Thursday, February 24, 2011

Home


There are so many sayings and cliches about the word HOME.

Home Sweet Home
Home is Where the Heart is
Home Away from Home
There's No Place Like Home...

Today the subject of home came up in a conversation with M. And I've realized that it's been on my mind. I've been wanting desperately to go back to my hometown in April and unsure if it will be able to happen. This is where all my family will be together to celebrate Passover. It's where my family is. It is one of my homes. My original home.

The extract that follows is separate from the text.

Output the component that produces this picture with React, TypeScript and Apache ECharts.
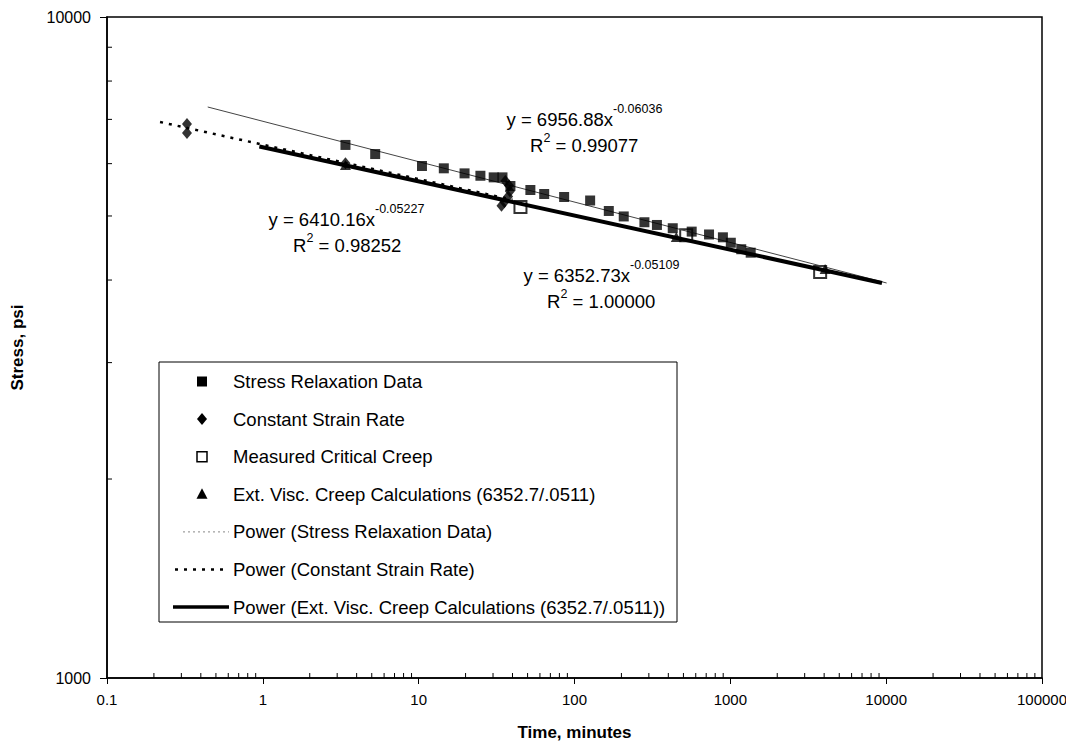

Just this morning, with her oh so perfect timing as always, I got a text message from M. As I described my mundane morning to her she responded back in delight! In so many words she told me how lucky I was to have a home. A husband to wake up next to in the morning time, a kitchen to cook breakfast in, and a window in which to watch the unexpected winter thunder shower. And here I was feeling sorry for myself for possibly not being able to go home to Rhode Island! I have a home right here.

Of course, this matter does not go completely unnoticed to me. I am extremely thankful for what I have and lately more so than ever. But I was yearning for another home so badly that I was forgetting that this home is so special. And it got me wondering what is it about a place that we live, truly makes it a home....

I've been working very hard to make this place my home. This city, that is fine, but not what I love.  This apartment, that has what we need, but is a little dark and cave-like. And this overall circumstance of being here that can be frustrating, exhausting, and uncertain.  For months I refused to accept that I lived here. I figured it was so short term, I would just float on by until it was over, knowing full well we'd be moving on to somewhere new. And that's the problem with the nomadic spirit. You drift, find sanctity, and then drift to new endeavors. This time however, I was just drifting.

My original home of course is where my parents are. I still call that home. My second home was a bright yellow tent that could be staked just about anywhere. With all our possessions stashed in the back of our car, sometimes even that was called home. My unexpected home we found at a camp in small town Kentucky. I only lived there for 4 months and it's been one of my favorite homes of all time. I could still go back there, with no campers, no counselors, no people at all and it would still feel like home. It has memories and comfortable smells, and images that I could never forget. And here I sit writing to you from my current home in Springfield, MO. Yet another unexpected home, but a home nonetheless.

So what does all this mean?  What constitutes a home?

My husband wisely says "I don't think a home is about building strong walls around you for protection and security. I think home is about learning how to sleep anywhere."

I think he's just about got it. It reminds you that a home doesn't have to be a house. A home doesn't even have to have 4 walls. A home may or may not be something you own or even pay for.

I think the key component he is missing is the stuff that gets built on the inside. And not just material things and not just the inside of a physical place. Building inside could mean memories, stories, laughter, and strength. Building inside could have nothing to do with the roof over your head and everything to do with the growing of your heart.

I've had many homes in my life so far and I am realizing now that this home, right now is one of the most important ones yet. It's the home where my marriage began. It's the home where my writing began. It's the home where my spiritual journey began. It's the home where my art is thriving. It's the home where I learned to not give up on myself. It's the home where I learned to let go and not hold on to things too tightly. It's the home where I am learning hard lessons, but not falling apart. It is a home where I feel proud of myself. It's the home where I still have fears, but I'm learning to conquer them. It's my first home that I am taking care of as a wife and an independent adult. This is my home.

How could I let something this important just float by while I wait for the next thing to happen?

Ultimately a home is a place where you take a journey. And my journey here is not complete. I'm really content sitting here in my home writing to you today. I feel safe as the rain pitter patters outside. And feel thankful that I am not afraid to share my words. Thanks for sharing in my journey through writing and making art in my home of Springfield, MO. I know this won't be my home forever, but it's a really important mark on my path and I intend to soak up every minute of it.

I write this blog entry to you today so you can think about your home and your journey at the moment. Maybe it's not ideal but likely, you are exactly where you are supposed to be.

Until next time...

BPositve and BPresent!

Love,
B


1 comment:

  1. Really beautiful words Becca, and just the ones I needed too. Love you so much <3 and miss you bunches.